I sat at the table and finished my coffee. With a couple of packets of sugar added to it, it was OK. Besides, I'd paid for it, so I was going to drink it. When the cup was empty, I stayed where I was, looking out the window. The door opened and a couple of older women came in. They placed their orders and then glanced over at me. They wanted the window table. I stood up, pushed in the chair, tossed my cup into the trash, and headed for the door. "Come again," the guy behind the counter called out as I left.
Usually I walk down to the sailboat along Sixty-fifth Street, but that day I went three blocks south to Sixty-second. Just past the community center is the little house where I used to live.
It had been a long time since I'd walked by that house. All over Seattle, new owners have rebuilt older homes, making them so big it's hard to recognize the original house. But other than the bushes being a little taller and a fresh coat of yellow paint, my old house looked the same as it had on the day I'd left it.
I stopped across the street from it and raised my eyes to the second story. Behind a tall, thin window was my bedroom—or what had been my bedroom. It was small, with steeply pitched walls. I had a dartboard on the door and a Star Wars poster tacked to the wall. Hidden beneath that poster was a hole in the wallboard about the size of an orange. My dad always said he was going to fix it, but he never did. I wondered if the new owners had done anything about it. For some reason, I hoped they hadn't.

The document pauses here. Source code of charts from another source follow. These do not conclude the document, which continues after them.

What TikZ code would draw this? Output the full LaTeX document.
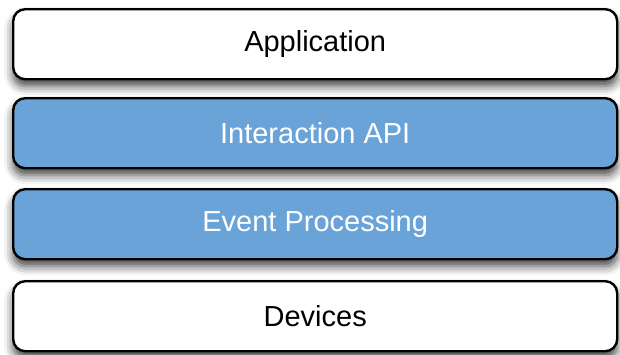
\documentclass[tikz,border=0pt]{standalone}
\usepackage{fontspec}
\setmainfont{Liberation Sans}
\usetikzlibrary{shadows.blur}
\definecolor{layerblue}{HTML}{69A3D8}
\begin{document}
\begin{tikzpicture}[x=1pt,y=-1pt,
  layer/.style={draw=black, line width=2.4pt, rounded corners=12pt,
    minimum width=604pt, minimum height=70pt, inner sep=0pt,
    font=\fontsize{29}{34}\selectfont, anchor=north west,
    blur shadow={shadow xshift=0pt, shadow yshift=-7pt, shadow blur radius=9pt, shadow opacity=75}},
  plain/.style={layer, fill=white, text=black},
  blue/.style={layer, fill=layerblue, text=white}]
  \useasboundingbox (0,0) rectangle (620,354);
  \node[plain] (app) at (12,8) {Application};
  \node[blue] (api) at (12,97) {Interaction API};
  \node[blue] (evt) at (12,188) {Event Processing};
  \node[plain] (dev) at (12,280) {Devices};
\end{tikzpicture}
\end{document}
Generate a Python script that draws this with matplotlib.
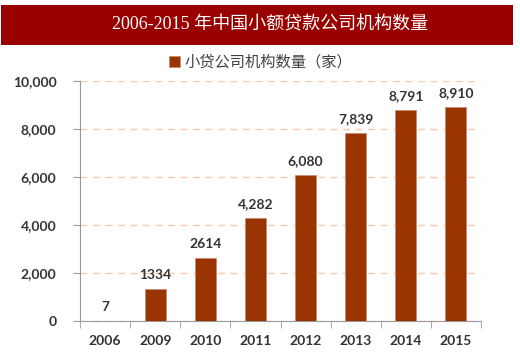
import matplotlib.pyplot as plt
from matplotlib.patches import Rectangle

years = ['2006', '2009', '2010', '2011', '2012', '2013', '2014', '2015']
counts = [7, 1334, 2614, 4282, 6080, 7839, 8791, 8910]
labels = ['7', '1334', '2614', '4,282', '6,080', '7,839', '8,791', '8,910']

plt.rcParams['font.family'] = ['Lato', 'Noto Sans CJK SC']

fig = plt.figure(figsize=(5.2, 3.54), dpi=100)
fig.patch.set_facecolor('white')

# title banner
fig.patches.append(Rectangle((0.002, 0.873), 0.985, 0.113, transform=fig.transFigure,
                             facecolor='#990000', edgecolor='none'))
fig.text(0.52, 0.93, '2006-2015 年中国小额贷款公司机构数量', color='white', fontsize=13,
         ha='center', va='center', family=['Liberation Serif', 'Noto Sans CJK SC'])

ax = fig.add_axes([0.154, 0.093, 0.771, 0.678])
x = list(range(len(years)))
bars = ax.bar(x, counts, width=0.42, color='#993300', edgecolor='#c98a6e', linewidth=0.5,
              label='小贷公司机构数量（家）', zorder=3)

for xi, v, t in zip(x, counts, labels):
    ax.text(xi, v + 330, t, ha='center', va='bottom', fontsize=10, fontweight='bold', color='#333333')

ax.set_xlim(-0.5, len(years) - 0.5)
ax.set_ylim(0, 10000)
ax.set_yticks(range(0, 10001, 2000))
ax.set_yticklabels(['0', '2,000', '4,000', '6,000', '8,000', '10,000'])
ax.set_xticks(x)
ax.set_xticklabels(years)
ax.set_xticks([i - 0.5 for i in range(len(years) + 1)], minor=True)
ax.tick_params(axis='x', which='major', length=0, pad=10, labelsize=10, labelcolor='#333333')
ax.tick_params(axis='x', which='minor', length=5, color='#999999', direction='out')
ax.tick_params(axis='y', length=5, color='#999999', labelsize=10, labelcolor='#333333', pad=12)
for lab in ax.get_xticklabels() + ax.get_yticklabels():
    lab.set_fontweight('bold')

ax.yaxis.grid(True, linestyle=(0, (5, 4)), color='#f8cbad', linewidth=1, zorder=0)
ax.spines['top'].set_visible(False)
ax.spines['right'].set_visible(False)
ax.spines['left'].set_color('#999999')
ax.spines['bottom'].set_color('#999999')

ax.legend(loc='lower center', bbox_to_anchor=(0.45, 0.99), frameon=False, fontsize=11,
          handlelength=0.7, handleheight=0.7, handletextpad=0.3, labelcolor='#404040')

fig.savefig('out.png', dpi=100)
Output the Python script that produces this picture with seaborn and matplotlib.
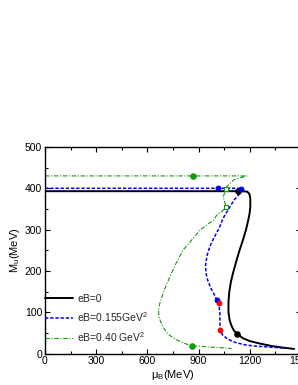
import matplotlib
matplotlib.use("Agg")
import matplotlib.pyplot as plt
import seaborn as sns
import pandas as pd
from matplotlib.ticker import MultipleLocator

sns.set_theme(style="ticks")
plt.rcParams['font.family'] = ['Liberation Sans', 'DejaVu Sans']
plt.rcParams['mathtext.fontset'] = 'custom'
plt.rcParams['mathtext.rm'] = 'Liberation Sans'
plt.rcParams['mathtext.it'] = 'Liberation Sans'

# eB = 0
mu_b0 = [0, 1150, 1185, 1198, 1203, 1203, 1199, 1191, 1178, 1160, 1140, 1122, 1105, 1090,
         1080, 1075, 1075, 1082, 1095, 1108, 1127, 1160, 1200, 1260, 1330, 1400, 1460]
m_b0 = [393, 393, 392, 386, 375, 355, 340, 323, 300, 275, 250, 225, 200, 175,
        150, 125, 100, 80, 65, 55, 47, 37, 30, 24, 18, 14, 11]
# eB = 0.155 GeV^2
mu_b1 = [0, 1150, 1155, 1148, 1130, 1113, 1090, 1074, 1055, 1038, 1022, 1000, 980, 965,
         950, 941, 943, 953, 972, 995, 1012, 1021, 1025, 1025, 1026, 1040, 1070, 1113,
         1172, 1230, 1300, 1370, 1400]
m_b1 = [400, 400, 397, 390, 382, 374, 360, 348, 336, 322, 305, 288, 272, 258,
        238, 215, 195, 178, 158, 140, 125, 110, 95, 75, 57, 45, 35, 27,
        21, 18, 16, 14, 13]
# eB = 0.40 GeV^2
mu_b2 = [0, 1182, 1140, 1104, 1065, 1045, 1050, 1055, 1059, 1040, 1006, 987, 950, 908,
         870, 840, 810, 770, 732, 700, 675, 664, 670, 690, 720, 771, 820, 862, 950,
         1030, 1094]
m_b2 = [430, 430, 425, 420, 404, 380, 370, 364, 354, 345, 335, 323, 312, 299,
        280, 265, 251, 220, 186, 155, 125, 105, 85, 65, 47, 33, 24, 19, 16,
        14, 12]

labels = ["eB=0", "eB=0.155GeV$^2$", "eB=0.40 GeV$^2$"]

# special points
dots_black_mu = [1133, 1127]
dots_black_m = [393, 47]
dots_blue_mu = [1016, 1006, 1150]
dots_blue_m = [400, 130, 398]
dots_red_mu = [1020, 1025]
dots_red_m = [123, 57]
dots_green_mu = [868, 862]
dots_green_m = [430, 19]
sq_green_mu = [1061, 1061]
sq_green_m = [398, 354]

fig = plt.figure(figsize=(2.98, 3.85), dpi=100)
ax = fig.add_axes([45/298, 31.5/385, 256/298, 206.5/385])
ax.set_facecolor('white')

sns.lineplot(x=mu_b0, y=m_b0, sort=False, estimator=None, color='black', lw=1.4,
             ax=ax, label=labels[0])
sns.lineplot(x=mu_b1, y=m_b1, sort=False, estimator=None, color='#0000ee', lw=1.1,
             ax=ax, label=labels[1], dashes=(2.2, 1.2))
sns.lineplot(x=mu_b2, y=m_b2, sort=False, estimator=None, color='#119911', lw=0.8,
             ax=ax, label=labels[2])
ax.lines[2].set_dashes((4, 1.5, 1, 1.5))

ax.scatter(dots_black_mu, dots_black_m, s=14, color='black', zorder=5)
ax.scatter(dots_blue_mu, dots_blue_m, s=10, color='#0000ee', zorder=5)
ax.scatter(dots_red_mu, dots_red_m, s=10, color='red', zorder=5)
ax.scatter(dots_green_mu, dots_green_m, s=14, color='#119911', zorder=5)
ax.scatter(sq_green_mu, sq_green_m, s=12, marker='s', facecolors='white',
           edgecolors='#119911', linewidths=0.8, zorder=5)

ax.set_xlim(0, 1500)
ax.set_ylim(0, 500)
ax.xaxis.set_major_locator(MultipleLocator(300))
ax.xaxis.set_minor_locator(MultipleLocator(150))
ax.yaxis.set_major_locator(MultipleLocator(100))
ax.yaxis.set_minor_locator(MultipleLocator(50))
ax.tick_params(which='both', direction='in', top=True, right=True, labelsize=7.5,
               colors='black', pad=2)
ax.tick_params(which='major', length=3.5, width=0.8)
ax.tick_params(which='minor', length=2, width=0.8)
for s in ax.spines.values():
    s.set_color('black')
    s.set_linewidth(1.0)

ax.set_xlabel("μ$_B$(MeV)", fontsize=8, labelpad=1, color='black')
ax.set_ylabel("M$_u$(MeV)", fontsize=8, labelpad=2, color='black')

leg = ax.legend(loc='upper left', bbox_to_anchor=(0.0, 0.29), frameon=False,
                fontsize=7.5, borderpad=0, borderaxespad=0, handlelength=2.7,
                handletextpad=0.4, labelspacing=0.6)

fig.savefig("out.png", dpi=100, facecolor='white')
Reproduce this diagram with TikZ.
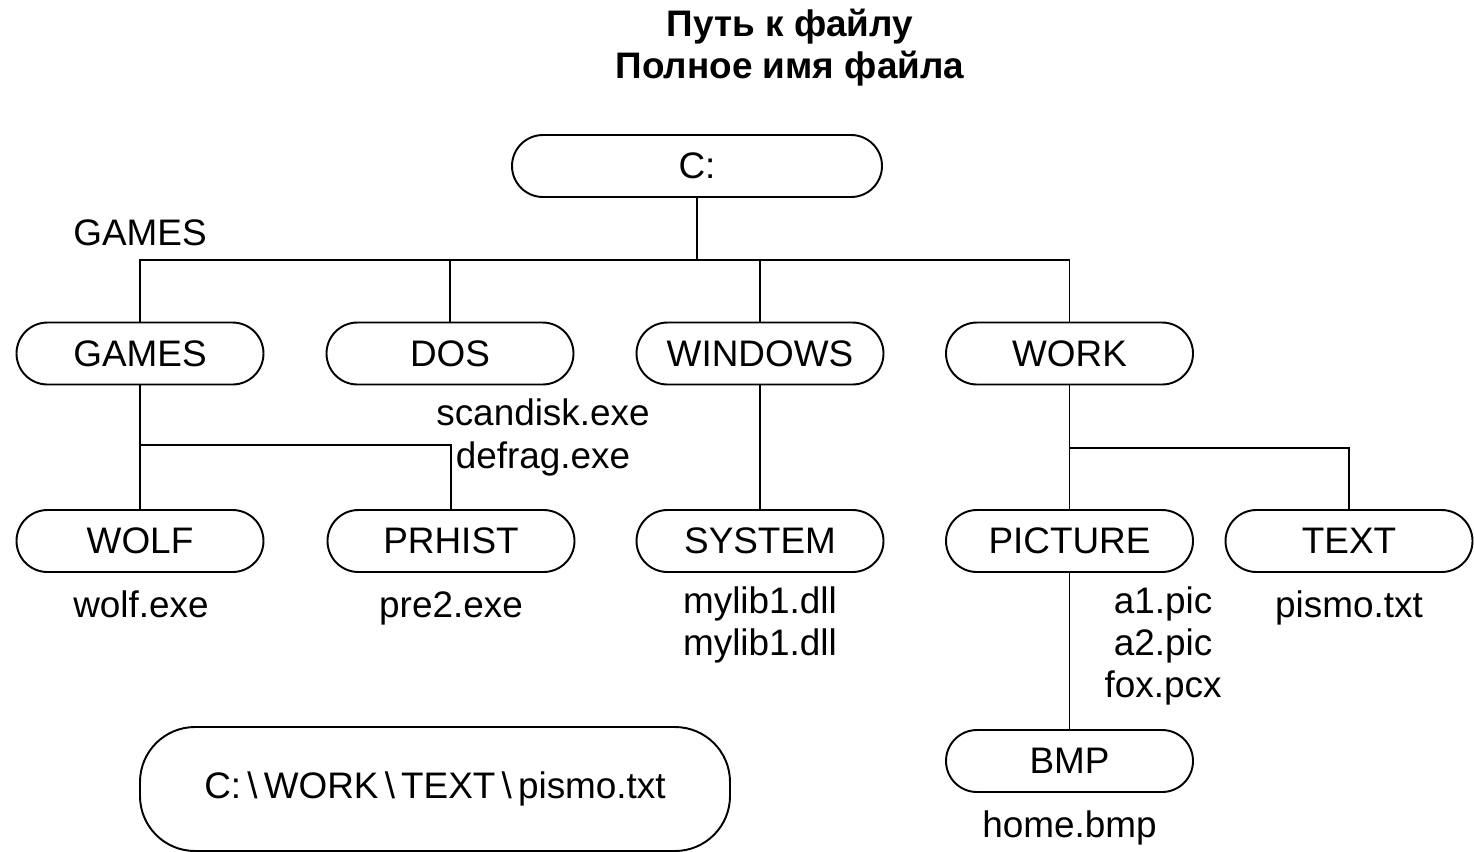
\documentclass[tikz,border=0pt]{standalone}
\usepackage{fontspec}
\setmainfont{Liberation Sans}

\tikzset{
  folder/.style={draw, rounded corners=0.62cm, minimum width=4.94cm, minimum height=1.24cm, inner sep=0pt, font=\fontsize{21}{25}\selectfont},
  file/.style={anchor=base, inner sep=0pt, font=\fontsize{21}{25}\selectfont},
  heading/.style={anchor=base, inner sep=0pt, font=\fontsize{21}{25}\selectfont\bfseries}
}
\newcommand{\sepslash}{\kern3.5pt\textbackslash\kern3.5pt}

\begin{document}
\begin{tikzpicture}[line width=1.1pt]
\useasboundingbox (0,0) rectangle (29.48,-17.02);

\node[heading] (pathTitle) at (15.8,-0.72) {Путь к файлу};
\node[heading] (nameTitle) at (15.8,-1.56) {Полное имя файла};

\node[folder, minimum width=7.4cm] (C) at (13.94,-3.32) {C:};
\node[file] (gamesLabel) at (2.8,-4.9) {GAMES};

\node[folder] (GAMES) at (2.8,-7.07) {GAMES};
\node[folder] (DOS) at (9.0,-7.07) {DOS};
\node[folder] (WINDOWS) at (15.2,-7.07) {WINDOWS};
\node[folder] (WORK) at (21.39,-7.07) {WORK};

\coordinate (Bus) at (13.94,-5.2);
\draw (C) -- (Bus);
\draw (GAMES) |- (Bus) -| (WORK);
\draw (DOS) -- (DOS |- Bus);
\draw (WINDOWS) -- (WINDOWS |- Bus);

\node[file] (scandisk) at (10.86,-8.5) {scandisk.exe};
\node[file] (defrag) at (10.86,-9.36) {defrag.exe};

\node[folder] (WOLF) at (2.8,-10.82) {WOLF};
\node[folder] (PRHIST) at (9.02,-10.82) {PRHIST};
\node[folder] (SYSTEM) at (15.2,-10.82) {SYSTEM};
\node[folder] (PICTURE) at (21.39,-10.82) {PICTURE};
\node[folder] (TEXT) at (26.98,-10.82) {TEXT};

\coordinate (GamesFork) at (2.8,-8.9);
\draw (GAMES) -- (WOLF);
\draw (GamesFork) -| (PRHIST);
\draw (WINDOWS) -- (SYSTEM);
\coordinate (WorkFork) at (21.39,-8.96);
\draw (WORK) -- (PICTURE);
\draw (WorkFork) -| (TEXT);

\node[file] (wolfExe) at (2.82,-12.34) {wolf.exe};
\node[file] (pre2Exe) at (9.02,-12.34) {pre2.exe};
\node[file] (mylibA) at (15.2,-12.26) {mylib1.dll};
\node[file] (mylibB) at (15.2,-13.1) {mylib1.dll};
\node[file] (a1Pic) at (23.26,-12.26) {a1.pic};
\node[file] (a2Pic) at (23.26,-13.1) {a2.pic};
\node[file] (foxPcx) at (23.26,-13.94) {fox.pcx};
\node[file] (pismoTxt) at (26.98,-12.34) {pismo.txt};

\node[folder] (BMP) at (21.39,-15.22) {BMP};
\draw (PICTURE) -- (BMP);
\node[file] (homeBmp) at (21.39,-16.74) {home.bmp};

\node[folder, minimum width=11.8cm, minimum height=2.48cm, rounded corners=1.1cm] (Path) at (8.7,-15.78) {C:\sepslash WORK\sepslash TEXT\sepslash pismo.txt};

\end{tikzpicture}
\end{document}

It didn't seem as if anyone was home, so I crossed the street, walked down the driveway, and peered over the chain-link fence into the back yard. The yard looked the same, too, though it was smaller than I'd remembered. The laurel bushes where I'd built my forts were still there. So were the plum tree and the patch of grass where on hot days I'd run through the sprinkler.
It was on that patch of grass that my mom had told me. I didn't understand what she was saying at first. "I'm dying here," she said, and I thought she was sick with cancer or something like that. I guess my fear showed in my face, because she pulled me close to her then, held my head against her chest. "Not my body, Chance. My heart. My soul. I'm dying. I've got to start my life over. Away from your father. You understand why, don't you?"
I shook my head no, but I did understand. I'd heard them arguing at night. I knew my dad drank way too much and worked way too little. "You won't leave me too, will you?" I said.
"No, Chance. I won't ever leave you. I promise."
I was still staring into the yard when the front door of the house opened and a little red-haired girl about nine years old stepped out, her mother right behind her. The little girl's eyes caught mine, and she immediately smiled, but her mother didn't.
"I used to live here," I said quickly. "I was just curious about the house and the yard."
The woman reached out and grabbed her daughter's hand. I backed away from the yard, then turned and walked quickly down the street. I didn't have to turn back to know the woman's eyes were on me.